:: AIM OF THE EXERCISE ::
Copy exactly the lines from the start of the material through the line with "const summaryRows = [0, 7, 13];". Pictures stay out of the copy.
═════ DATA LINES ═════
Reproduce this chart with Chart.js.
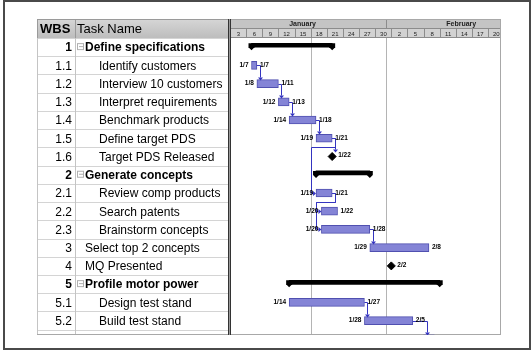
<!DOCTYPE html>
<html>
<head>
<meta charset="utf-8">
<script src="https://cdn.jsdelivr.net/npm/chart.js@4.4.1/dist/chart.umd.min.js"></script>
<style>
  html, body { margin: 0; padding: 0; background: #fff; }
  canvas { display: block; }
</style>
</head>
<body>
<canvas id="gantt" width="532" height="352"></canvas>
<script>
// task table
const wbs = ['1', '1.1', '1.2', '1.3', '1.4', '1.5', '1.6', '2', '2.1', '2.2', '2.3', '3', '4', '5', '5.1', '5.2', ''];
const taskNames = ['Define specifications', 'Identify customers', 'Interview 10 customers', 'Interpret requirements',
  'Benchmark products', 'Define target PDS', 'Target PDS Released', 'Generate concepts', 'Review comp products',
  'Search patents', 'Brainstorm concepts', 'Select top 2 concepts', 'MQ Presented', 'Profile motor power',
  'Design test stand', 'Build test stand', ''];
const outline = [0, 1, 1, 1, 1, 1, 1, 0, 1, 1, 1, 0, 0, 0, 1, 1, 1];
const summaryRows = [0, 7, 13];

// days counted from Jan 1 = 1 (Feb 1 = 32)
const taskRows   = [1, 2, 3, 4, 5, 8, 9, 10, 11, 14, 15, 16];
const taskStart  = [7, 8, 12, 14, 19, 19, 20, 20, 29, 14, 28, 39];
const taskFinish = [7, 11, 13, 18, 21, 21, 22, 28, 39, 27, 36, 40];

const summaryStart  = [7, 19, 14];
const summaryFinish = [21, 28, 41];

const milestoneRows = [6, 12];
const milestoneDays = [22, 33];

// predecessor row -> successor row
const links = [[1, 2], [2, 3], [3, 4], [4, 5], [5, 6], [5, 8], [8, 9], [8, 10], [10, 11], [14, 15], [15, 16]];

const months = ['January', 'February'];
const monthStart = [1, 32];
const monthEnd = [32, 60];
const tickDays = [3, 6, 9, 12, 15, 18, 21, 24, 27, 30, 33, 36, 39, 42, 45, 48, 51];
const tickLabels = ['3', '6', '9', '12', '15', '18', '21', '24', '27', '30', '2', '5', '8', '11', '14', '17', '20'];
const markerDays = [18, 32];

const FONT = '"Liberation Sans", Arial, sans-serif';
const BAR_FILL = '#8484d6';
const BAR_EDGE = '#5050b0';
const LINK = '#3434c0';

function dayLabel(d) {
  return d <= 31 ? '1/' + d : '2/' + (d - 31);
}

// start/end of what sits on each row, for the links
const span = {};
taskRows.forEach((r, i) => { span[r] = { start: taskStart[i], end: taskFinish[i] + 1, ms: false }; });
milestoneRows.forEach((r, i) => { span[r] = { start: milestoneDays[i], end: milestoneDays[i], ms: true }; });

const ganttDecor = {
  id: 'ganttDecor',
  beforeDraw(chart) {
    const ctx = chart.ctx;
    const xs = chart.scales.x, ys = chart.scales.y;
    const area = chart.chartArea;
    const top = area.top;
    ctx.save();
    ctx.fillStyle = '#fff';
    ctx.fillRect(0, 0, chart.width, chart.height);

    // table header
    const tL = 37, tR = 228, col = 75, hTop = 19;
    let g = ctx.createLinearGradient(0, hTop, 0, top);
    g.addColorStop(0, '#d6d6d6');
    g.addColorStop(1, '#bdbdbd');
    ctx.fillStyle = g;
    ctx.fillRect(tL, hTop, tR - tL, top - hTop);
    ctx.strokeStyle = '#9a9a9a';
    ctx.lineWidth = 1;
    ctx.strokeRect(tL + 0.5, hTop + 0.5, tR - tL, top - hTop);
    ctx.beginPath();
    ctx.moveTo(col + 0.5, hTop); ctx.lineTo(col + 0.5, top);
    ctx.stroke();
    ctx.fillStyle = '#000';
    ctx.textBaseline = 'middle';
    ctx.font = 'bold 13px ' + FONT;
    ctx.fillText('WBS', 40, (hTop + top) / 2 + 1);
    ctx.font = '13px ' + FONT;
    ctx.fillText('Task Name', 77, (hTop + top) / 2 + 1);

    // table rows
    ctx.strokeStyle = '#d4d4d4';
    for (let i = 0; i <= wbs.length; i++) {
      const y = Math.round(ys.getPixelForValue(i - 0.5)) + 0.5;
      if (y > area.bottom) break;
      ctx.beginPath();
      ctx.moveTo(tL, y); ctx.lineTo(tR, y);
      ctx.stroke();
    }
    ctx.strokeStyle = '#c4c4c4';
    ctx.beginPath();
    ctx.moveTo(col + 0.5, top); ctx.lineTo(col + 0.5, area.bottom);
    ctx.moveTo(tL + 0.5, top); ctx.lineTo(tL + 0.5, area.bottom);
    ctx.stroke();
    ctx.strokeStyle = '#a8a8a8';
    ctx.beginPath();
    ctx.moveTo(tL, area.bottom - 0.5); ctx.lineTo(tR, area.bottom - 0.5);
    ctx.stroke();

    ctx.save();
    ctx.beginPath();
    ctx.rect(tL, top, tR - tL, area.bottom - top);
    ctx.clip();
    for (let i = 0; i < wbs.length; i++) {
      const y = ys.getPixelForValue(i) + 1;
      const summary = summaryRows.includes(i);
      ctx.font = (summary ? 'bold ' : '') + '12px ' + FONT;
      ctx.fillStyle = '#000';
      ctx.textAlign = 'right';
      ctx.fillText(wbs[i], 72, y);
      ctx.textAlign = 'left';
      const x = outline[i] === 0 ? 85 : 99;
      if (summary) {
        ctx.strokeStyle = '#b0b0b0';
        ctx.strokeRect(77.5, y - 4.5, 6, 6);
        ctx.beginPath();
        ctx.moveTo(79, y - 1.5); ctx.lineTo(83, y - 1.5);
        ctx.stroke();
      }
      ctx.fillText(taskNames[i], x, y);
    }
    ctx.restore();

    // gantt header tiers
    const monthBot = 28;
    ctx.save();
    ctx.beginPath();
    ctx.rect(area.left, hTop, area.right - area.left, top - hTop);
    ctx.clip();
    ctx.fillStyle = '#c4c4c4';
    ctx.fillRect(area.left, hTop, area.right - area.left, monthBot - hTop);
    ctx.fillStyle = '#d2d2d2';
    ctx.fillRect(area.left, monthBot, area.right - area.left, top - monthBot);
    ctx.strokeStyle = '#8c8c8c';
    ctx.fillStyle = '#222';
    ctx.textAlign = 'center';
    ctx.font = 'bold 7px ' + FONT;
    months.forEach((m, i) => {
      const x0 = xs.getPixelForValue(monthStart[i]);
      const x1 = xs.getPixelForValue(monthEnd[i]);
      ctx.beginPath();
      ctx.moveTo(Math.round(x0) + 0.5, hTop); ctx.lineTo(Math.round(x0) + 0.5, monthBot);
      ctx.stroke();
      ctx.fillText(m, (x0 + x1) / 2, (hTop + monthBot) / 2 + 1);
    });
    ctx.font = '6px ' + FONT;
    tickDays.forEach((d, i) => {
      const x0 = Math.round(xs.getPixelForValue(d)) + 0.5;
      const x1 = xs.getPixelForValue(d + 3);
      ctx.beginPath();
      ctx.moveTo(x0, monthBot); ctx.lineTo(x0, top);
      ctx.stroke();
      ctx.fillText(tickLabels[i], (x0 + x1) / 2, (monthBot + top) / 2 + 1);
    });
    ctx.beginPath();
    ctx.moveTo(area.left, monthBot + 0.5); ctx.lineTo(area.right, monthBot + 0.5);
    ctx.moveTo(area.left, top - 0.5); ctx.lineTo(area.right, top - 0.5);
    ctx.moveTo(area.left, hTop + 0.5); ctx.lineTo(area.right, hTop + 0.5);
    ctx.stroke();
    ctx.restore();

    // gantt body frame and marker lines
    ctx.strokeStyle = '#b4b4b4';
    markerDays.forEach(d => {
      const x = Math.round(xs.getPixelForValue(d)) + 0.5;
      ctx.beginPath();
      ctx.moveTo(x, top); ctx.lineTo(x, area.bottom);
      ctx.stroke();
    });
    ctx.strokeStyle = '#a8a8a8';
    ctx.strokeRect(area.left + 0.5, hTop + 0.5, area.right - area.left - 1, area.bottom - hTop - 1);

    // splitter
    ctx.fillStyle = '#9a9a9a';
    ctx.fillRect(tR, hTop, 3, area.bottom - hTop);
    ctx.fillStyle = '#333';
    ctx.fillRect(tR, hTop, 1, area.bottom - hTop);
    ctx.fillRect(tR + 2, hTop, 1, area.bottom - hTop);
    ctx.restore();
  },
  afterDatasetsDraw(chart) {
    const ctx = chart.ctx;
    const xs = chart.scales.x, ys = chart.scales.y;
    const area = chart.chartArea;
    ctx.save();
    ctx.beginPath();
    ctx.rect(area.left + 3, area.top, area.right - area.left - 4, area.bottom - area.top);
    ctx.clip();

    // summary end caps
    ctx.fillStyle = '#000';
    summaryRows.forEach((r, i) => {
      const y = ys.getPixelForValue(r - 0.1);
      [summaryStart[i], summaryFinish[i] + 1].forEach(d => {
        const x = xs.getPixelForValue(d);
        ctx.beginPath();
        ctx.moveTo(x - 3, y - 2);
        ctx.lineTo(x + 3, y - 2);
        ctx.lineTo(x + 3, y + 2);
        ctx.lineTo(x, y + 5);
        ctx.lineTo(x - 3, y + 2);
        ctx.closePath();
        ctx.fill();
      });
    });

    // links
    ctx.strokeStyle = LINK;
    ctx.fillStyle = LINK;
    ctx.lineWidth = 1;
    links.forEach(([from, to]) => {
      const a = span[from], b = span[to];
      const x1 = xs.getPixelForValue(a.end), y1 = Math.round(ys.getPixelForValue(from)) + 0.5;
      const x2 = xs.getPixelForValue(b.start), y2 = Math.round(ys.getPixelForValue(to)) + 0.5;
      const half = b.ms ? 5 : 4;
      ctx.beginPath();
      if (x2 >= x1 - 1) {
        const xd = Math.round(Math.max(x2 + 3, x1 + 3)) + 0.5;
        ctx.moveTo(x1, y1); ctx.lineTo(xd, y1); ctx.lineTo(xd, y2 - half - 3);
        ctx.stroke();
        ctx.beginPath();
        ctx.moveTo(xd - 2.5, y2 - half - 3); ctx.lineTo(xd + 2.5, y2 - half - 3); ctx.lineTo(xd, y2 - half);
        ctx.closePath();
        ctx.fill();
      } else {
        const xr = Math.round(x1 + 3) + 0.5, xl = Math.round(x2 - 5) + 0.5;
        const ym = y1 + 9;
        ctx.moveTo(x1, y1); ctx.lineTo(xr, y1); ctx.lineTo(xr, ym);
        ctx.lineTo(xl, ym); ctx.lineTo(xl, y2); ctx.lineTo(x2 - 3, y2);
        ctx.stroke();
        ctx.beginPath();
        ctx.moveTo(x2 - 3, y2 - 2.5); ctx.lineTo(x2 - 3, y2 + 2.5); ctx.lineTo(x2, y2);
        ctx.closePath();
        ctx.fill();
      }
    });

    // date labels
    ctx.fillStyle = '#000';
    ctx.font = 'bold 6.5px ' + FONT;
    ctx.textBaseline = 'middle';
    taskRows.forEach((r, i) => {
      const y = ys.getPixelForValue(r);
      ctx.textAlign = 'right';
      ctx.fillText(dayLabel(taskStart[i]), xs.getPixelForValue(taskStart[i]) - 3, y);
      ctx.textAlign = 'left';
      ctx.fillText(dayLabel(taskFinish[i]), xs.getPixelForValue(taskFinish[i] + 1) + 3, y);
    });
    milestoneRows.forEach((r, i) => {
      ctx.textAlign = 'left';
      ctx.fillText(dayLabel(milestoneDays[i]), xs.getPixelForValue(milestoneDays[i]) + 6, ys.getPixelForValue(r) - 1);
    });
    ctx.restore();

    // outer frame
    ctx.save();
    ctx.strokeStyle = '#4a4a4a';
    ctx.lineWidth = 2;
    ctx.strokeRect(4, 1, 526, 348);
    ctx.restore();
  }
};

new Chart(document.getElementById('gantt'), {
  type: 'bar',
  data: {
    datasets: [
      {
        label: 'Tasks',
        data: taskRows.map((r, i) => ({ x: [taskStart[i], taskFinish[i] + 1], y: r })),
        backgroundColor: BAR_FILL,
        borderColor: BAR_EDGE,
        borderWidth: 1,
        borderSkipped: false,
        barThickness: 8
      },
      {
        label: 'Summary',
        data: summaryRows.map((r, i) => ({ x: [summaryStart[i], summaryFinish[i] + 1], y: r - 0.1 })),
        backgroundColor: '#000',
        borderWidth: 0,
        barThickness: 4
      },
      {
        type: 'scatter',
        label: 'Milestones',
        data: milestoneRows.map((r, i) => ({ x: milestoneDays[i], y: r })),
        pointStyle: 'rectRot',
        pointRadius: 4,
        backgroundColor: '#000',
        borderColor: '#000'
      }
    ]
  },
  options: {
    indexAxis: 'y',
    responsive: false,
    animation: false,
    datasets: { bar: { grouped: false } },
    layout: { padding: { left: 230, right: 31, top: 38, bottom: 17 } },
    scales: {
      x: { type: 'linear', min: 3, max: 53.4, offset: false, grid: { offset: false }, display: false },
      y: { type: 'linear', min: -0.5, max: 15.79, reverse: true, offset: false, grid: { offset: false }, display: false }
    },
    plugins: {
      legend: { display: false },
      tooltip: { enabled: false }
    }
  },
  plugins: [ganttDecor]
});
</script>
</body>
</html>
═════
:: EXERCISE RESULT ::
Reproduce this chart with Chart.js.
<!DOCTYPE html>
<html>
<head>
<meta charset="utf-8">
<script src="https://cdn.jsdelivr.net/npm/chart.js@4.4.1/dist/chart.umd.min.js"></script>
<style>
  html, body { margin: 0; padding: 0; background: #fff; }
  canvas { display: block; }
</style>
</head>
<body>
<canvas id="gantt" width="532" height="352"></canvas>
<script>
// task table
const wbs = ['1', '1.1', '1.2', '1.3', '1.4', '1.5', '1.6', '2', '2.1', '2.2', '2.3', '3', '4', '5', '5.1', '5.2', ''];
const taskNames = ['Define specifications', 'Identify customers', 'Interview 10 customers', 'Interpret requirements',
  'Benchmark products', 'Define target PDS', 'Target PDS Released', 'Generate concepts', 'Review comp products',
  'Search patents', 'Brainstorm concepts', 'Select top 2 concepts', 'MQ Presented', 'Profile motor power',
  'Design test stand', 'Build test stand', ''];
const outline = [0, 1, 1, 1, 1, 1, 1, 0, 1, 1, 1, 0, 0, 0, 1, 1, 1];
const summaryRows = [0, 7, 13];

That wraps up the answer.